# [TASK STATEMENT]
Starting from the top of the material, restate each line exactly until the line that contains "west, text=ctitle, inner", which is also copied. Pictures are excluded.

# [SOURCE DATA]
====

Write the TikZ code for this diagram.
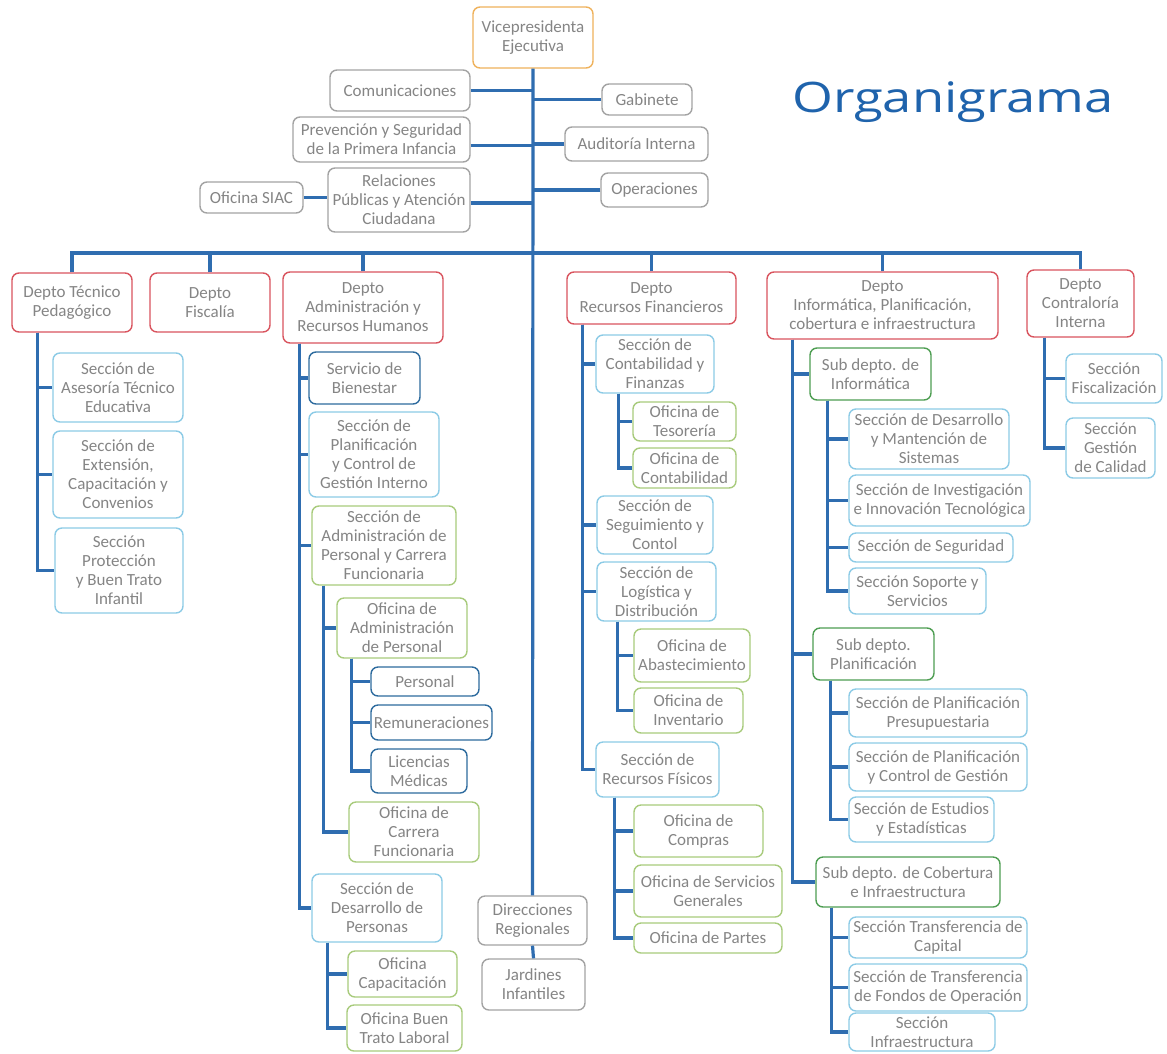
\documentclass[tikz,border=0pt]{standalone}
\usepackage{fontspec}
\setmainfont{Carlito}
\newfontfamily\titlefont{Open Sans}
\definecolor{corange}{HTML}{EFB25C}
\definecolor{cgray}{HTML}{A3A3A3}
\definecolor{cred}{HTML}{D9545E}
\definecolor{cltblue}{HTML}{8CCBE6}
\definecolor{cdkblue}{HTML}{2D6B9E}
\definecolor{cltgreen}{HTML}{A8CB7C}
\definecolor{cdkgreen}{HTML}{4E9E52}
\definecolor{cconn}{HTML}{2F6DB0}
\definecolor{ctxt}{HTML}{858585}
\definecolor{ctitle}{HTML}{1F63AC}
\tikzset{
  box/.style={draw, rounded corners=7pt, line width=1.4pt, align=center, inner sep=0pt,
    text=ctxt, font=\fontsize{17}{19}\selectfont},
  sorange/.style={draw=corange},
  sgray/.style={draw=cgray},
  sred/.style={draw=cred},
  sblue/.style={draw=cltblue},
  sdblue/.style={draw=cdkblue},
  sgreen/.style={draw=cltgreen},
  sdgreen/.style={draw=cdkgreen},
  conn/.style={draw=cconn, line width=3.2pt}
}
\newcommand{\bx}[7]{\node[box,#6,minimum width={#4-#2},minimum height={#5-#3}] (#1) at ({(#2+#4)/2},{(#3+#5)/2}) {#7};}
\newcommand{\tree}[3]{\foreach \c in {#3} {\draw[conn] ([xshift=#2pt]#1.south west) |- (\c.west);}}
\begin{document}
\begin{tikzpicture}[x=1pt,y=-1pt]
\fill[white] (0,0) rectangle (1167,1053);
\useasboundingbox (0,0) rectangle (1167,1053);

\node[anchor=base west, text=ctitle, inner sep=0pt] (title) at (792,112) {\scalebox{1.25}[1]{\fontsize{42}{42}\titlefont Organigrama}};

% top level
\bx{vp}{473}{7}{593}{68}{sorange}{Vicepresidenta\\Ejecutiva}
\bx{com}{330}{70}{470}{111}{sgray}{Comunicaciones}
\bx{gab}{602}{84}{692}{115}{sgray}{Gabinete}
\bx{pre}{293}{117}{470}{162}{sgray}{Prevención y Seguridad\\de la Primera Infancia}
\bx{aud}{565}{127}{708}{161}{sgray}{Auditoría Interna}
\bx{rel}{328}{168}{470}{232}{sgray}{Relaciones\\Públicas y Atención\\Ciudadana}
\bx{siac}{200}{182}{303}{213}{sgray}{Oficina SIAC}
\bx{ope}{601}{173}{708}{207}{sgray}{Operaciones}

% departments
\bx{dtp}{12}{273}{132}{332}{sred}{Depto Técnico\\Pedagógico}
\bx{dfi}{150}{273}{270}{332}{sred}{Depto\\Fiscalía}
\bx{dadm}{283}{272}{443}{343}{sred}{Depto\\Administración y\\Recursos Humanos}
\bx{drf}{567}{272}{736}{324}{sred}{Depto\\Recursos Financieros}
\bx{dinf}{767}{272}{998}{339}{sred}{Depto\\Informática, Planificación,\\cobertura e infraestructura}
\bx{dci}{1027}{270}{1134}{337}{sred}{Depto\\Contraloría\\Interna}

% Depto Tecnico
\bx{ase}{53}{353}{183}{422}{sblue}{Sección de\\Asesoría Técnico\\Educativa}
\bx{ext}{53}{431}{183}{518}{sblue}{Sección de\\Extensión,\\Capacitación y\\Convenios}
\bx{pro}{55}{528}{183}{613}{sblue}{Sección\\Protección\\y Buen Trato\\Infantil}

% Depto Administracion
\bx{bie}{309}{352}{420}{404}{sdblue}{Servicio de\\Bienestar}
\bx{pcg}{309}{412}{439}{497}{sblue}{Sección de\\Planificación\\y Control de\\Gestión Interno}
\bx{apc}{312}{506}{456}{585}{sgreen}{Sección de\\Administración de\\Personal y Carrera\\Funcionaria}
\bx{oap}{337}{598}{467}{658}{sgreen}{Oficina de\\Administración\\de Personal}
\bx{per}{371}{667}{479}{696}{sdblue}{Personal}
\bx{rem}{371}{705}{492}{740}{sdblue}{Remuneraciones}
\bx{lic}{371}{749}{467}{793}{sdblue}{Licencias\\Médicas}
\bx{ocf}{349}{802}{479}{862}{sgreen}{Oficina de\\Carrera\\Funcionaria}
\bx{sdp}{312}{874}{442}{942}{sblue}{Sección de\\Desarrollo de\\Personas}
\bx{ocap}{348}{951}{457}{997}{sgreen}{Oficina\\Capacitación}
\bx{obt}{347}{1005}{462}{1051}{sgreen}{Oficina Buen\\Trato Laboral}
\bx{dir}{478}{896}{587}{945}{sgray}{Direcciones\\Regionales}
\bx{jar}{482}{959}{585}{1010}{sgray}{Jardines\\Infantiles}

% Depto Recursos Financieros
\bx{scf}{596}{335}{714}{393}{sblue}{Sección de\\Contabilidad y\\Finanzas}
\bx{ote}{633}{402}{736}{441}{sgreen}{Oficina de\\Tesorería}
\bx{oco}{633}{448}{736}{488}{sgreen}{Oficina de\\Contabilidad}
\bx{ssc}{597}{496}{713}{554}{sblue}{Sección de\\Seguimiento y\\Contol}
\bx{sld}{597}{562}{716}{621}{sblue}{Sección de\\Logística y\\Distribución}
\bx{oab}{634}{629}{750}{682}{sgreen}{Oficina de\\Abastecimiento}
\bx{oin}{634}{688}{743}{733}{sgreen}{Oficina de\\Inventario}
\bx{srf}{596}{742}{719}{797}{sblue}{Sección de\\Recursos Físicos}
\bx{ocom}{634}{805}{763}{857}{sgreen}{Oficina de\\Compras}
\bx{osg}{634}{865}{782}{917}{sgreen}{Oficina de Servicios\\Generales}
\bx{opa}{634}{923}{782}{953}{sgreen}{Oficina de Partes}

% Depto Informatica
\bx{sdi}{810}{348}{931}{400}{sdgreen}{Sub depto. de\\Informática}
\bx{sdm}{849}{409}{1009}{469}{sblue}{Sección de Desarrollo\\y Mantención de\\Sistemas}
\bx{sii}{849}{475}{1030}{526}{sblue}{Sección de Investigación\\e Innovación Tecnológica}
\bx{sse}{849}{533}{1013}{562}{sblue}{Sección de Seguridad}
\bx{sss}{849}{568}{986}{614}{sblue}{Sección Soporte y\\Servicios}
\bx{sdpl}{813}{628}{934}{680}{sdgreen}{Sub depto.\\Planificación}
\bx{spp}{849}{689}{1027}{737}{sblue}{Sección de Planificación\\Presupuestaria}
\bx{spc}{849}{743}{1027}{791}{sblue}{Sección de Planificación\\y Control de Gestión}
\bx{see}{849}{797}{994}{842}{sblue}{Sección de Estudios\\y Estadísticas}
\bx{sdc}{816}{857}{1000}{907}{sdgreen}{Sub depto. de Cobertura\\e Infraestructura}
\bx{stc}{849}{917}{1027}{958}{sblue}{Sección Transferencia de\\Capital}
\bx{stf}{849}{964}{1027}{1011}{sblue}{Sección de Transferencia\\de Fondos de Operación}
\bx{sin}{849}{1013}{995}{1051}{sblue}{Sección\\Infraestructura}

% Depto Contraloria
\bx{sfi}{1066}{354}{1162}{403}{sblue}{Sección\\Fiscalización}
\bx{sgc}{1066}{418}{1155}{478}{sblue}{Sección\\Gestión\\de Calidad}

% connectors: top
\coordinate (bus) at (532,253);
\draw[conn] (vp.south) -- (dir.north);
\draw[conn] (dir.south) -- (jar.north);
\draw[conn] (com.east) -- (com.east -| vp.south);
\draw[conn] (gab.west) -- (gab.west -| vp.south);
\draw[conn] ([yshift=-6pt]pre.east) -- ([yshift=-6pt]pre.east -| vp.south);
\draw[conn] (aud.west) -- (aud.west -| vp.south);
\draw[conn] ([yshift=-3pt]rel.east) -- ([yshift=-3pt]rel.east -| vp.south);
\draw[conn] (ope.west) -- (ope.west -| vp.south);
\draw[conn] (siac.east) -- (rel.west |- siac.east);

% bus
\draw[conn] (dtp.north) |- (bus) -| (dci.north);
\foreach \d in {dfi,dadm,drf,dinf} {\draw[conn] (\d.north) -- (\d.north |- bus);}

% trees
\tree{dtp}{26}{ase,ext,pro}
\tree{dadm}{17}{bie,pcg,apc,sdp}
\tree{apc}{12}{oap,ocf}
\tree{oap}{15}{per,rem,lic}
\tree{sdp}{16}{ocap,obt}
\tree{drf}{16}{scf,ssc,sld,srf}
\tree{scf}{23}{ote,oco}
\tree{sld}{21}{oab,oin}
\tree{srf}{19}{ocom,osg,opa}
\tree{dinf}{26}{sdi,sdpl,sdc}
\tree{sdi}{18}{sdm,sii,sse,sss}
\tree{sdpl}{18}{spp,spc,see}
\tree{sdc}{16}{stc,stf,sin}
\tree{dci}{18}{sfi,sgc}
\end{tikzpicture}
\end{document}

====

# [WRITTEN SOLUTION]
Write the TikZ code for this diagram.
\documentclass[tikz,border=0pt]{standalone}
\usepackage{fontspec}
\setmainfont{Carlito}
\newfontfamily\titlefont{Open Sans}
\definecolor{corange}{HTML}{EFB25C}
\definecolor{cgray}{HTML}{A3A3A3}
\definecolor{cred}{HTML}{D9545E}
\definecolor{cltblue}{HTML}{8CCBE6}
\definecolor{cdkblue}{HTML}{2D6B9E}
\definecolor{cltgreen}{HTML}{A8CB7C}
\definecolor{cdkgreen}{HTML}{4E9E52}
\definecolor{cconn}{HTML}{2F6DB0}
\definecolor{ctxt}{HTML}{858585}
\definecolor{ctitle}{HTML}{1F63AC}
\tikzset{
  box/.style={draw, rounded corners=7pt, line width=1.4pt, align=center, inner sep=0pt,
    text=ctxt, font=\fontsize{17}{19}\selectfont},
  sorange/.style={draw=corange},
  sgray/.style={draw=cgray},
  sred/.style={draw=cred},
  sblue/.style={draw=cltblue},
  sdblue/.style={draw=cdkblue},
  sgreen/.style={draw=cltgreen},
  sdgreen/.style={draw=cdkgreen},
  conn/.style={draw=cconn, line width=3.2pt}
}
\newcommand{\bx}[7]{\node[box,#6,minimum width={#4-#2},minimum height={#5-#3}] (#1) at ({(#2+#4)/2},{(#3+#5)/2}) {#7};}
\newcommand{\tree}[3]{\foreach \c in {#3} {\draw[conn] ([xshift=#2pt]#1.south west) |- (\c.west);}}
\begin{document}
\begin{tikzpicture}[x=1pt,y=-1pt]
\fill[white] (0,0) rectangle (1167,1053);
\useasboundingbox (0,0) rectangle (1167,1053);

\node[anchor=base west, text=ctitle, inner sep=0pt] (title) at (792,112) {\scalebox{1.25}[1]{\fontsize{42}{42}\titlefont Organigrama}};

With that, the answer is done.